Getting families involved
The city’s authorities have realized – albeit a little late – that families are key in spreading awareness and preventing youth departures. Especially since some families actually encourage their youths to leave. In an effort to reach out to parents and relatives, the city has asked for the support of district chiefs and imams to bring up the dangers of illegal migration in their speeches and Friday sermons.
Last year, the government also asked Mamou’s rural radio station to set up special awareness programs on the issue. Since then, the radio has regularly broadcasted programs featuring migrants who have been repatriated from Libya as well as the Guinean diaspora in Europe and who talk about the ordeals they have lived through.
The power of social networks
But none of these initiatives compare with the power of social networks. Every day, Facebook, Twitter and Instagram sell the Guinean youth the European dream.
Sixteen-year-old Ousmane*, belongs to those who have already tried to leave for Europe.

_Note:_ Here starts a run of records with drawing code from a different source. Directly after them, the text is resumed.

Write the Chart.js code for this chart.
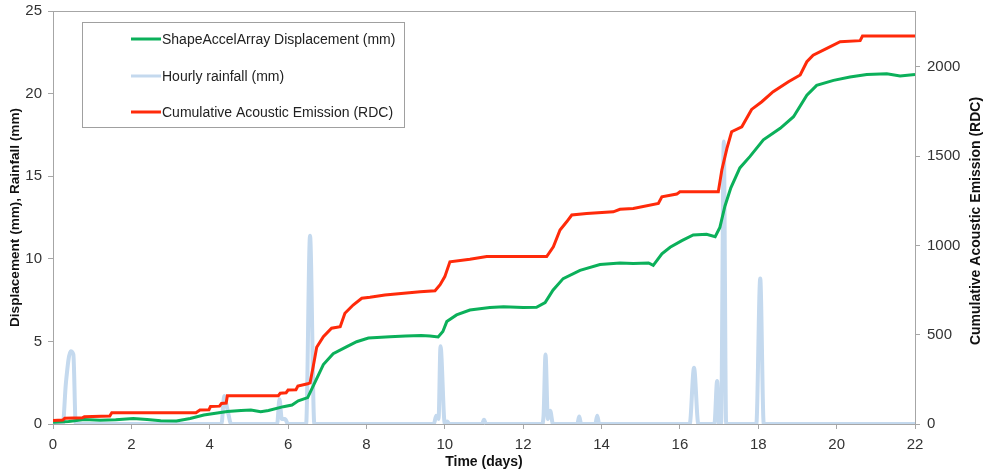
<!DOCTYPE html>
<html>
<head>
<meta charset="utf-8">
<script src="https://cdn.jsdelivr.net/npm/chart.js@4.4.1/dist/chart.umd.min.js"></script>
<style>
  html, body { margin: 0; padding: 0; background: #fff; }
  #wrap { width: 989px; height: 472px; position: relative; }
</style>
</head>
<body>
<div id="wrap"><canvas id="chart"></canvas></div>
<script>
// x axis ticks (days)
const dayTicks = [0, 2, 4, 6, 8, 10, 12, 14, 16, 18, 20, 22];

// ShapeAccelArray displacement (mm)
const dispDays = [0, 0.4, 0.8, 1.2, 1.6, 2.05, 2.4, 2.75, 3.15, 3.5, 3.85, 4.15, 4.45, 4.8, 5.05, 5.3, 5.5,
  5.88, 6.1, 6.26, 6.5, 6.7, 6.9, 7.15, 7.5, 7.75, 8.05, 8.6, 9.0, 9.4, 9.62, 9.83, 9.95, 10.05, 10.3,
  10.64, 11.15, 11.5, 12.0, 12.34, 12.56, 12.76, 13.02, 13.45, 13.96, 14.47, 14.81, 15.2, 15.32, 15.54,
  15.75, 16.05, 16.34, 16.68, 16.9, 17.02, 17.15, 17.3, 17.53, 17.79, 18.13, 18.56, 18.9, 19.24, 19.49,
  19.92, 20.34, 20.77, 21.28, 21.62, 22];
const dispMm = [0.1, 0.15, 0.27, 0.22, 0.25, 0.33, 0.27, 0.2, 0.18, 0.33, 0.54, 0.65, 0.75, 0.82, 0.85, 0.75, 0.82,
  1.05, 1.15, 1.4, 1.6, 2.6, 3.6, 4.25, 4.68, 4.98, 5.2, 5.28, 5.33, 5.35, 5.33, 5.27, 5.6, 6.2, 6.6,
  6.9, 7.05, 7.1, 7.05, 7.06, 7.35, 8.1, 8.8, 9.3, 9.65, 9.75, 9.72, 9.75, 9.6, 10.3,
  10.7, 11.1, 11.44, 11.48, 11.34, 11.9, 13.2, 14.3, 15.5, 16.2, 17.2, 17.9, 18.6, 19.9, 20.5,
  20.8, 21.0, 21.15, 21.2, 21.07, 21.15];

// Hourly rainfall (mm)
const rainDays = [0, 0.25, 0.33, 0.45, 0.52, 0.58, 4.3, 4.37, 4.45, 4.55, 5.72, 5.78, 5.84, 5.92, 6.0,
  6.46, 6.56, 6.67, 9.72, 9.78, 9.84, 9.89, 10.0, 10.06, 10.12, 10.95, 11.0, 11.05,
  12.48, 12.52, 12.57, 12.63, 12.69, 12.76, 13.38, 13.43, 13.48, 13.84, 13.89, 13.94,
  16.25, 16.36, 16.47, 16.88, 16.95, 17.0, 17.05, 17.12, 17.18, 17.95, 18.05, 18.14, 22];
const rainMm = [0, 0, 2.5, 4.4, 4.2, 0, 0, 1.7, 0.9, 0, 0, 1.5, 0.3, 0.3, 0,
  0, 11.4, 0, 0, 0.5, 0.3, 4.7, 0, 0.15, 0, 0, 0.25, 0,
  0, 0.5, 4.2, 0.3, 0.8, 0, 0, 0.45, 0, 0, 0.5, 0,
  0, 3.4, 0, 0, 2.6, 0, 0, 17.1, 0, 0, 8.8, 0, 0];

// Cumulative acoustic emission (RDC)
const aeDays = [0, 0.25, 0.3, 0.75, 0.8, 1.45, 1.5, 3.65, 3.75, 3.98, 4.02, 4.25, 4.3, 4.42, 4.45, 5.75,
  5.8, 5.95, 6.0, 6.2, 6.25, 6.5, 6.56, 6.64, 6.73, 6.9, 7.11, 7.33, 7.45, 7.66, 7.88, 8.09, 8.47, 9.37,
  9.75, 9.88, 10.0, 10.13, 10.64, 11.07, 12.6, 12.77, 12.94, 13.11, 13.24, 13.62, 14.3, 14.47, 14.81,
  15.45, 15.54, 15.92, 16.0, 16.98, 17.07, 17.2, 17.32, 17.58, 17.83, 18.09, 18.38, 18.77, 19.07, 19.24,
  19.4, 19.75, 20.09, 20.6, 20.66, 22];
const aeCount = [20, 22, 32, 35, 41, 45, 63, 63, 78, 80, 98, 100, 115, 117, 158, 158,
  172, 175, 190, 192, 213, 225, 230, 320, 430, 489, 536, 545, 620, 666, 704, 709, 722, 741,
  746, 780, 825, 908, 922, 937, 937, 992, 1086, 1132, 1170, 1179, 1188, 1202, 1207,
  1235, 1272, 1287, 1300, 1300, 1422, 1543, 1636, 1664, 1761, 1804, 1860, 1916, 1954, 2028,
  2065, 2103, 2140, 2146, 2172, 2172];

const leftTicks = [0, 5, 10, 15, 20, 25];
const rightTicks = [0, 500, 1000, 1500, 2000];

const pairs = (xs, ys) => xs.map((x, i) => ({ x: x, y: ys[i] }));

const FONT = "'Liberation Sans', Arial, sans-serif";
const AXIS = '#a6a6a6';

// box legend in the upper left of the plot, like the original
const boxLegend = {
  id: 'boxLegend',
  afterDraw(chart) {
    const ctx = chart.ctx;
    ctx.save();
    ctx.fillStyle = '#fff';
    ctx.strokeStyle = '#a0a0a0';
    ctx.lineWidth = 1;
    ctx.fillRect(82.5, 22.5, 322, 105);
    ctx.strokeRect(82.5, 22.5, 322, 105);
    const rows = [39, 76, 112];
    chart.data.datasets.forEach((ds, i) => {
      ctx.strokeStyle = ds.borderColor;
      ctx.lineWidth = 3;
      ctx.beginPath();
      ctx.moveTo(131, rows[i]);
      ctx.lineTo(161, rows[i]);
      ctx.stroke();
      ctx.fillStyle = '#222';
      ctx.font = '14px ' + FONT;
      ctx.textBaseline = 'middle';
      ctx.fillText(ds.label, 162, rows[i] + 1);
    });
    ctx.restore();
  }
};

// grey frame line along the top, and the right-hand title read bottom to top
const frame = {
  id: 'frame',
  beforeDatasetsDraw(chart) {
    const a = chart.chartArea, ctx = chart.ctx;
    ctx.save();
    ctx.strokeStyle = AXIS;
    ctx.lineWidth = 1;
    ctx.beginPath();
    ctx.moveTo(a.left, a.top + 0.5);
    ctx.lineTo(a.right, a.top + 0.5);
    ctx.stroke();
    ctx.restore();
  },
  afterDraw(chart) {
    const ctx = chart.ctx;
    ctx.save();
    ctx.translate(976, 221);
    ctx.rotate(-Math.PI / 2);
    ctx.fillStyle = '#111';
    ctx.font = 'bold 14px ' + FONT;
    ctx.textAlign = 'center';
    ctx.textBaseline = 'middle';
    ctx.fillText('Cumulative Acoustic Emission (RDC)', 0, 0);
    ctx.restore();
  }
};

const noPad = (s, w) => { s.width = w; s.paddingTop = 0; s.paddingBottom = 0; };

new Chart(document.getElementById('chart'), {
  type: 'line',
  data: {
    datasets: [{
      label: 'ShapeAccelArray Displacement (mm)',
      data: pairs(dispDays, dispMm),
      borderColor: '#0bb05a',
      borderWidth: 3,
      pointRadius: 0,
      yAxisID: 'y',
      order: 2
    }, {
      label: 'Hourly rainfall (mm)',
      data: pairs(rainDays, rainMm),
      borderColor: '#c4d9ee',
      borderWidth: 4,
      pointRadius: 0,
      cubicInterpolationMode: 'monotone',
      yAxisID: 'y',
      order: 3
    }, {
      label: 'Cumulative Acoustic Emission (RDC)',
      data: pairs(aeDays, aeCount),
      borderColor: '#ff2a0a',
      borderWidth: 3,
      pointRadius: 0,
      yAxisID: 'y1',
      order: 1
    }]
  },
  options: {
    responsive: true,
    maintainAspectRatio: false,
    animation: false,
    layout: { padding: { top: 11, left: 0, right: 0, bottom: 0 } },
    plugins: { legend: { display: false }, tooltip: { enabled: false } },
    scales: {
      x: {
        type: 'linear',
        min: 0, max: 22,
        afterFit(s) { s.height = 48; },
        afterBuildTicks(s) { s.ticks = dayTicks.map(v => ({ value: v })); },
        border: { display: true, color: AXIS },
        grid: { drawOnChartArea: false, drawTicks: true, tickLength: 5, color: AXIS },
        ticks: { color: '#333', padding: 7, maxRotation: 0, font: { family: FONT, size: 15 } },
        title: { display: true, text: 'Time (days)', color: '#111', padding: { top: 0, bottom: 1 },
          font: { family: FONT, size: 14, weight: 'bold' } }
      },
      y: {
        position: 'left',
        min: 0, max: 25,
        afterFit(s) { noPad(s, 53); },
        afterBuildTicks(s) { s.ticks = leftTicks.map(v => ({ value: v })); },
        border: { display: true, color: AXIS },
        grid: { drawOnChartArea: false, drawTicks: true, tickLength: 5, color: AXIS },
        ticks: { color: '#333', padding: 6, font: { family: FONT, size: 15 } },
        title: { display: true, text: 'Displacement (mm), Rainfall (mm)', color: '#111', padding: { top: 7, bottom: 0 },
          font: { family: FONT, size: 13.6, weight: 'bold' } }
      },
      y1: {
        position: 'right',
        min: 0, max: 2312,
        afterFit(s) { noPad(s, 74); },
        afterBuildTicks(s) { s.ticks = rightTicks.map(v => ({ value: v })); },
        border: { display: true, color: AXIS },
        grid: { drawOnChartArea: false, drawTicks: true, tickLength: 5, color: AXIS },
        ticks: { color: '#333', padding: 7, font: { family: FONT, size: 15 }, callback: v => String(v) }
      }
    }
  },
  plugins: [frame, boxLegend]
});
</script>
</body>
</html>
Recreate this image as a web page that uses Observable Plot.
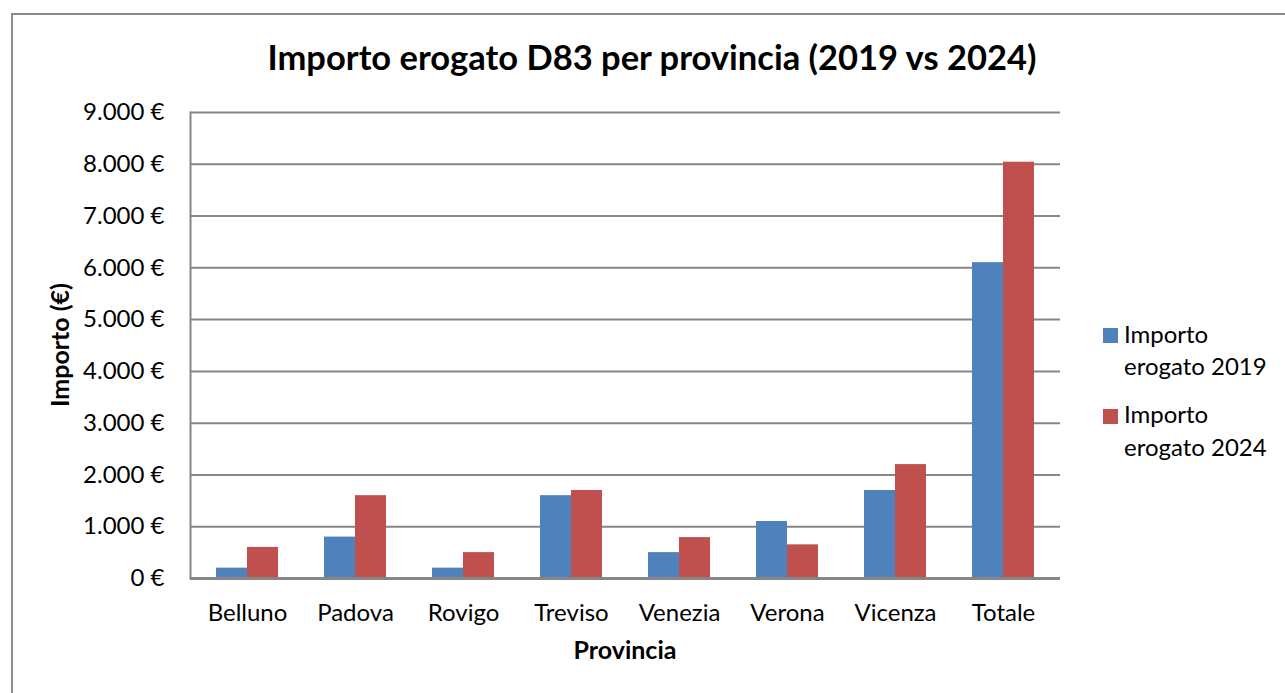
<!DOCTYPE html>
<html>
<head>
<meta charset="utf-8">
<script src="https://cdn.jsdelivr.net/npm/d3@7"></script>
<script src="https://cdn.jsdelivr.net/npm/@observablehq/plot@0.6"></script>
<style>
  html, body { margin: 0; padding: 0; background: #fff; }
  #wrap { position: relative; width: 1285px; height: 693px; overflow: hidden; }
  #frame { position: absolute; left: 11px; top: 13px; width: 1300px; height: 720px; border: 2px solid #8c8c8c; box-sizing: border-box; }
  #chart { position: absolute; left: 0; top: 0; }
</style>
</head>
<body>
<div id="wrap">
  <div id="frame"></div>
  <div id="chart"></div>
</div>
<script>
const titleText = "Importo erogato D83 per provincia (2019 vs 2024)";
const province = ["Belluno", "Padova", "Rovigo", "Treviso", "Venezia", "Verona", "Vicenza", "Totale"];
const importo2019 = [200, 800, 200, 1600, 500, 1100, 1700, 6100];
const importo2024 = [600, 1600, 500, 1700, 790, 650, 2200, 8040];
const seriesNames = ["Importo erogato 2019", "Importo erogato 2024"];
const seriesColors = ["#4F81BD", "#C0504D"];
const yTicks = [0, 1000, 2000, 3000, 4000, 5000, 6000, 7000, 8000, 9000];
const xLabel = "Provincia";
const yLabel = "Importo (€)";

const rows2019 = province.map((p, i) => ({provincia: p, serie: seriesNames[0], valore: importo2019[i]}));
const rows2024 = province.map((p, i) => ({provincia: p, serie: seriesNames[1], valore: importo2024[i]}));

const fmt = d => (d === 0 ? "0" : d3.format(",")(d).replace(/,/g, ".")) + " €";
const font = "Lato, 'Open Sans', sans-serif";
const halfBar = 31;

const chart = Plot.plot({
  width: 1285,
  height: 693,
  marginLeft: 190,
  marginRight: 225,
  marginTop: 112,
  marginBottom: 115,
  style: {fontFamily: font, fontSize: "24px", color: "#000", background: "transparent", overflow: "visible"},
  x: {domain: province, paddingInner: 0.43, paddingOuter: 0.215, label: null},
  y: {domain: [0, 9000], ticks: yTicks, label: null},
  color: {domain: seriesNames, range: seriesColors},
  marks: [
    Plot.ruleY(yTicks, {stroke: "#868686", strokeWidth: 2}),
    Plot.barY(rows2019, {x: "provincia", y: "valore", fill: "serie", insetRight: halfBar}),
    Plot.barY(rows2024, {x: "provincia", y: "valore", fill: "serie", insetLeft: halfBar}),
    Plot.axisY(yTicks, {tickSize: 0, tickPadding: 26, tickFormat: fmt, fontSize: 24, label: null}),
    Plot.axisX({tickSize: 0, tickPadding: 25, fontSize: 24, label: null}),
    Plot.frame({anchor: "left", stroke: "#868686", strokeWidth: 2}),
    Plot.ruleY([0], {stroke: "#868686", strokeWidth: 3})
  ]
});
document.getElementById("chart").appendChild(chart);

const svg = d3.select(chart);
svg.append("text")
  .attr("x", 652).attr("y", 70)
  .attr("text-anchor", "middle")
  .attr("font-family", font).attr("font-size", 34.5).attr("font-weight", "bold")
  .attr("fill", "#000")
  .text(titleText);
svg.append("text")
  .attr("x", 625).attr("y", 659)
  .attr("text-anchor", "middle")
  .attr("font-family", font).attr("font-size", 25).attr("font-weight", "bold")
  .attr("fill", "#000")
  .text(xLabel);
svg.append("text")
  .attr("transform", "translate(69,345) rotate(-90)")
  .attr("text-anchor", "middle")
  .attr("font-family", font).attr("font-size", 25).attr("font-weight", "bold")
  .attr("fill", "#000")
  .text(yLabel);

// legend
const legSwatchY = [328, 409];
const legBase = [[343, 375], [423, 456]];
seriesNames.forEach((s, i) => {
  const parts = s.split(" ");
  svg.append("rect")
    .attr("x", 1103).attr("y", legSwatchY[i]).attr("width", 15).attr("height", 15)
    .attr("fill", seriesColors[i]);
  svg.append("text")
    .attr("x", 1124).attr("y", legBase[i][0])
    .attr("text-anchor", "start")
    .attr("font-family", font).attr("font-size", 24).attr("fill", "#000")
    .text(parts[0]);
  svg.append("text")
    .attr("x", 1124).attr("y", legBase[i][1])
    .attr("text-anchor", "start")
    .attr("font-family", font).attr("font-size", 24).attr("fill", "#000")
    .text(parts.slice(1).join(" "));
});
</script>
</body>
</html>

Sitting in a large black armchair in his parents’ living room, he recounts how he and some friends set off on the migrant trail two years ago. Both Ousmane and his older brother attend school, but despite coming from a fairly well-off family, with both parents working, they are worried about the funding of their higher education. After reading on the internet about the abuse migrants suffer in Libya, however, Ousmane finally gave up on his dream and returned home.
For 16-year-old Mamadou Téli, the dream of Europe began after seeing posts about it on Facebook. Growing up in a poor family with a single mother providing for 11 children, Mamadou decided to leave after seeing a photo of a friend posing in front of the Eiffel Tower, or “the Parisian pole” as he calls it.
Sitting on a tiny wooden stool in the shade of the family’s house, Mamadou finds it hard to speak about his time as an illegal migrant, about Libya and about his repatriation. He lets some questions go unanswered. Wearing a green football jersey and ripped jeans, he keeps his eyes fixed on the ground. His experience has marked him. “Since he came back, he’s changed,” his mother says. Known as a talkative teenager before his departure, Mamadou returned both silent and troubled.
Mamadou’s mother, who is sitting by his side, also has a sad expression on her face. Since her husband, and her husband’s second wife, died several years ago, she’s been struggling to provide for the family on her tiny salary as a shopkeeper.
After Mamadou came back to Mamou, he has gone back to school, and says he wants to continue his studies in the city. In the afternoon, like every other afternoon, Mamadou joins a group of around 20 boys who are playing football on an improvised pitch not far from his house. Surrounded by his friends, and while setting off towards the goal underneath the big trees lining the field, his worries disappear, and his face finally seems to soften.